Besides “Consensus Thelema,” my other neologism is “Enchanted Centrism,” which I also sometimes call “Magical Centrism” or “Magical Secularism”. That’s when people take contemporary secular liberal values and either assert them as though they have some kind of religious validity, or they reinterpret religious experience in secular, individualistic terms.

An example of the former is asserting that someone with racist or sexist beliefs could not possibly be doing their true will. Considering the prevalence of unconscious racial and gender biases in any culture, and how demographically homogeneous OTO is, I wonder if it’s crossed anyone’s mind that literally no one in OTO is doing their will by that standard?

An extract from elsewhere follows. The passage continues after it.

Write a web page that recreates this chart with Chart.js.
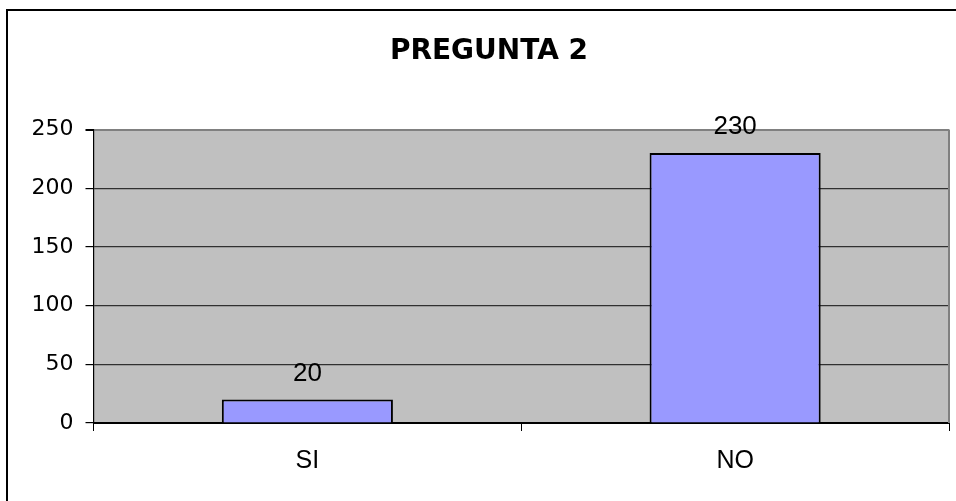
<!DOCTYPE html>
<html>
<head>
<meta charset="utf-8">
<script src="https://cdn.jsdelivr.net/npm/chart.js@4/dist/chart.umd.min.js"></script>
<style>
  html, body { margin: 0; padding: 0; background: #fff; overflow: hidden; width: 956px; height: 501px; }
  #frame { position: absolute; left: 6px; top: 9px; width: 962px; height: 500px; border: 2px solid #000; background: #fff; }
  canvas { display: block; }
</style>
</head>
<body>
<div id="frame"><canvas id="c" width="962" height="500"></canvas></div>
<script>
const titleText = 'PREGUNTA 2';
const categories = ['SI', 'NO'];
const values = [20, 230];
const yTicks = [0, 50, 100, 150, 200, 250];

const plotBg = {
  id: 'plotBg',
  beforeDraw(chart) {
    const a = chart.chartArea, ctx = chart.ctx;
    ctx.save();
    ctx.fillStyle = '#C0C0C0';
    ctx.fillRect(a.left, a.top, a.right - a.left, a.bottom - a.top);
    ctx.restore();
  },
  afterDraw(chart) {
    const a = chart.chartArea, ctx = chart.ctx;
    ctx.save();
    ctx.strokeStyle = '#808080';
    ctx.lineWidth = 2;
    ctx.beginPath();
    ctx.moveTo(a.right, a.top);
    ctx.lineTo(a.right, a.bottom);
    ctx.stroke();
    ctx.restore();
  }
};

const valueLabels = {
  id: 'valueLabels',
  afterDatasetsDraw(chart) {
    const ctx = chart.ctx;
    const meta = chart.getDatasetMeta(0);
    ctx.save();
    ctx.font = '26px "Liberation Sans", Arial, sans-serif';
    ctx.fillStyle = '#000';
    ctx.textAlign = 'center';
    ctx.textBaseline = 'middle';
    meta.data.forEach((el, i) => {
      ctx.fillText(String(chart.data.datasets[0].data[i]), el.x, el.y - 26);
    });
    ctx.restore();
  }
};

new Chart(document.getElementById('c'), {
  type: 'bar',
  data: {
    labels: categories,
    datasets: [{
      data: values,
      backgroundColor: '#9999FF',
      borderColor: '#000',
      borderWidth: 2,
      barPercentage: 0.4,
      categoryPercentage: 1.0
    }]
  },
  options: {
    responsive: false,
    animation: false,
    layout: { padding: { left: 21, right: 21, top: 0, bottom: 0 } },
    plugins: {
      legend: { display: false },
      tooltip: { enabled: false },
      title: {
        display: true,
        text: titleText,
        color: '#000',
        font: { family: '"DejaVu Sans", sans-serif', size: 28, weight: 'bold' },
        padding: { top: 24, bottom: 61 }
      }
    },
    scales: {
      x: {
        afterFit(scale) { scale.height = 88; },
        grid: { display: true, drawOnChartArea: false, drawTicks: true, tickLength: 8, color: '#000', offset: true },
        border: { display: true, color: '#000', width: 2 },
        ticks: { color: '#000', padding: 15, font: { family: '"Liberation Sans", Arial, sans-serif', size: 25 } }
      },
      y: {
        min: 0,
        max: 250,
        afterFit(scale) { scale.width = 64.5; },
        afterBuildTicks(scale) { scale.ticks = yTicks.map(v => ({ value: v })); },
        grid: {
          color: ctx => (ctx.tick && ctx.tick.value === 250) ? '#808080' : '#303030',
          lineWidth: ctx => (ctx.tick && ctx.tick.value === 250) ? 2 : 1.2,
          tickColor: '#000',
          tickLength: 8,
          drawTicks: true
        },
        border: { display: true, color: '#000', width: 1.2 },
        ticks: { color: '#000', padding: 12, stepSize: 50, font: { family: '"DejaVu Sans", sans-serif', size: 22 } }
      }
    }
  },
  plugins: [plotBg, valueLabels]
});
</script>
</body>
</html>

An example of the latter is the claim that someone is divine when they are self-actualizing: when they are exemplifying their best or higher self, when they are following their personal path in life, when they’re making the career and relationship choices that are best for them, when they’re meditating or practicing ritual regularly, when they’re being creative, or when they’re practicing appropriate self-care. It’s the divinization of an urban or suburban liberal lifestyle.

While a lot of them are very nice, magical secularists also often have a smug, superior attitude toward those who practice more traditional, monotheistic religions, especially those who live in more suburban or rural areas or the flyover states. Hemmed in by arbitrary religious and familial norms, they are less developed forms of the enchanted centrists.

Many magical secularists probably don’t know or have never even met these poor, benighted souls—nor do they usually want to. They might be surprised to find out that religious people in these states are familiar with career advancement, self-care routines, or have as much or more monotheistically unsanctioned sexual intercourse and recreational drug use as one typically finds at NOTOCON. They just don’t also flatter themselves by calling it a form of self-apotheosis or self-realization.

We’ve had about a century now of being released from the shackles of our restrictions and represssions. Whether we spiritualize that or not—whether we call sin a restriction or vice versa—we still have enough data to meaningfully ask whether all of this personal freedom, in and of itself, has led to us leading more meaningful lives. Given the number of magical centrists I know are unhappy, low-energy, or on antidepressants, I wouldn’t be so fast to gild our early 21st century way of life.